Similarly, the bins are categorized into four classes: 1, 2, 3 and 4.

Let $m \in \{6,7,8,9\}$ be a fixed integer. The next item $i \in L$ is assigned into a bin in -

- Class 1, if $i$ is an $A$-piece,
- Class 2, if $i$ is an $B_1$-piece,
- Class 3, if $i$ is an $B_2$-piece, but not the $(mk)$th $B_2$-piece seen so far, for any integer $k \geq 1$.
- Class 1, if $i$ is the $(mk)$th $B_2$-piece seen so far,
- Class 4, if $i$ is an $X$-piece.

Once the class of the item is selected, it is placed inside bins of that class using first-fit bin packing.

Note that RFF is not an Any-Fit algorithm since it may open a new bin despite the fact that the current item fits inside an open bin (from another class).

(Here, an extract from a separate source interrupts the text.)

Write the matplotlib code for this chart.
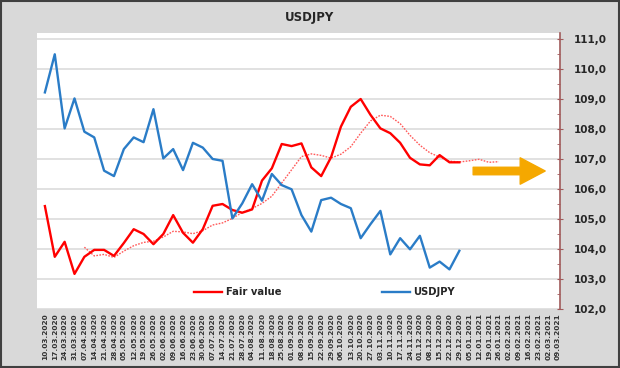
import matplotlib
matplotlib.use("Agg")
import matplotlib.pyplot as plt
from matplotlib.ticker import FuncFormatter, MultipleLocator
from matplotlib.patches import Rectangle

dates = ["10.03.2020", "17.03.2020", "24.03.2020", "31.03.2020", "07.04.2020", "14.04.2020",
         "21.04.2020", "28.04.2020", "05.05.2020", "12.05.2020", "19.05.2020", "26.05.2020",
         "02.06.2020", "09.06.2020", "16.06.2020", "23.06.2020", "30.06.2020", "07.07.2020",
         "14.07.2020", "21.07.2020", "28.07.2020", "04.08.2020", "11.08.2020", "18.08.2020",
         "25.08.2020", "01.09.2020", "08.09.2020", "15.09.2020", "22.09.2020", "29.09.2020",
         "06.10.2020", "13.10.2020", "20.10.2020", "27.10.2020", "03.11.2020", "10.11.2020",
         "17.11.2020", "24.11.2020", "01.12.2020", "08.12.2020", "15.12.2020", "22.12.2020",
         "29.12.2020", "05.01.2021", "12.01.2021", "19.01.2021", "26.01.2021", "02.02.2021",
         "09.02.2021", "16.02.2021", "23.02.2021", "02.03.2021", "09.03.2021"]

usdjpy = [109.22, 110.49, 108.02, 109.02, 107.91, 107.72, 106.61, 106.43, 107.33, 107.72,
          107.56, 108.66, 107.02, 107.33, 106.63, 107.54, 107.38, 107.0, 106.94, 105.02,
          105.52, 106.16, 105.61, 106.5, 106.13, 105.99, 105.13, 104.58, 105.63, 105.71,
          105.5, 105.36, 104.36, 104.83, 105.27, 103.82, 104.36, 103.99, 104.44, 103.38,
          103.58, 103.32, 103.94]

fair_value = [105.43, 103.74, 104.24, 103.17, 103.74, 103.97, 103.97, 103.77, 104.2, 104.66,
              104.5, 104.16, 104.5, 105.13, 104.54, 104.21, 104.66, 105.44, 105.5, 105.3,
              105.21, 105.32, 106.28, 106.69, 107.5, 107.43, 107.52, 106.72, 106.43, 107.06,
              108.08, 108.74, 109.0, 108.47, 108.02, 107.86, 107.54, 107.04, 106.82, 106.79,
              107.13, 106.89, 106.89]

fair_trend_start = 4
fair_trend = [104.06, 103.77, 103.82, 103.72, 103.93, 104.11, 104.22, 104.26, 104.4, 104.59,
              104.57, 104.51, 104.61, 104.8, 104.87, 105.02, 105.22, 105.35, 105.52, 105.76,
              106.2, 106.64, 107.08, 107.17, 107.12, 107.03, 107.16, 107.41, 107.86, 108.27,
              108.46, 108.42, 108.18, 107.79, 107.46, 107.21, 107.06, 106.93, 106.9, 106.94,
              106.99, 106.89, 106.91]

y_ticks = [102, 103, 104, 105, 106, 107, 108, 109, 110, 111]

fig = plt.figure(figsize=(6.2, 3.68), dpi=100, facecolor="#d9d9d9")
ax = fig.add_axes([37 / 620, 1 - 309 / 368, 523 / 620, 276 / 368])
ax.set_facecolor("white")

x_usd = list(range(len(usdjpy)))
x_fv = list(range(len(fair_value)))
x_tr = list(range(fair_trend_start, fair_trend_start + len(fair_trend)))

ax.plot(x_tr, fair_trend, color="#ff5a5a", lw=1.0, ls=(0, (1.2, 1.0)), zorder=3)
ax.plot(x_fv, fair_value, color="#ff0000", lw=1.7, label="Fair value", zorder=4)
ax.plot(x_usd, usdjpy, color="#2a7cc7", lw=1.7, label="USDJPY", zorder=4)

ax.annotate("", xy=(50.7, 106.6), xytext=(43.4, 106.6),
            arrowprops=dict(arrowstyle="simple,head_length=0.9,head_width=0.95,tail_width=0.27",
                            color="#f5a800", mutation_scale=20, shrinkA=0, shrinkB=0),
            zorder=5)

ax.set_xlim(-0.8, 52.2)
ax.set_ylim(102, 111.2)
ax.set_xticks(range(len(dates)))
ax.set_xticklabels(dates, rotation=90, fontsize=5.3, fontweight="bold", color="#333333")
ax.tick_params(axis="x", length=0, pad=3)

ax.yaxis.tick_right()
ax.set_yticks(y_ticks)
ax.yaxis.set_minor_locator(MultipleLocator(0.5))
ax.yaxis.set_major_formatter(FuncFormatter(lambda v, p: f"{v:.1f}".replace(".", ",")))
ax.tick_params(axis="y", which="major", direction="inout", length=4, color="#a05a5a",
               labelsize=7.5, labelcolor="#262626", pad=8)
ax.tick_params(axis="y", which="minor", direction="in", length=2.5, color="#a05a5a")
for lbl in ax.get_yticklabels():
    lbl.set_fontweight("bold")

ax.grid(axis="y", color="#dcdcdc", lw=1.2)
ax.set_axisbelow(True)
for s in ["left", "top", "bottom"]:
    ax.spines[s].set_visible(False)
ax.spines["right"].set_color("#a05a5a")
ax.spines["right"].set_linewidth(1.2)

leg = ax.legend(loc="lower center", bbox_to_anchor=(0.55, 0.01), ncol=2, frameon=False,
                handlelength=2.8, columnspacing=10.0, handletextpad=0.4,
                prop={"weight": "bold", "size": 7.2})
for t in leg.get_texts():
    t.set_color("#262626")

fig.text(0.5, 1 - 17 / 368, "USDJPY", ha="center", va="center", fontsize=8.5,
         fontweight="bold", color="#262626")

fig.patches.append(Rectangle((0.002, 0.003), 0.996, 0.994, transform=fig.transFigure,
                             fill=False, edgecolor="#404040", lw=1.5))

fig.savefig("out.png", dpi=100, facecolor=fig.get_facecolor())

=== Approximation ratio ===
RFF has an approximation guarantee of $RFF(L) \leq (5/3) \cdot \mathrm{OPT}(L) +5$. There exists a family of lists $L_k$ with $RFF(L_k) = (5/3)\mathrm{OPT}(L_k) +1/3$ for $\mathrm{OPT}(L) = 6k+1$.

== See also ==

- First-Fit-Decreasing (FFD) is the offline variant of First-Fit: it accepts all input items, orders them by descending size, and calls First-Fit. Its asymptotic approximation ratio is much better: about 1.222 instead of 1.7.

== Implementations ==

- Python: The prtpy package contains an implementation of first-fit.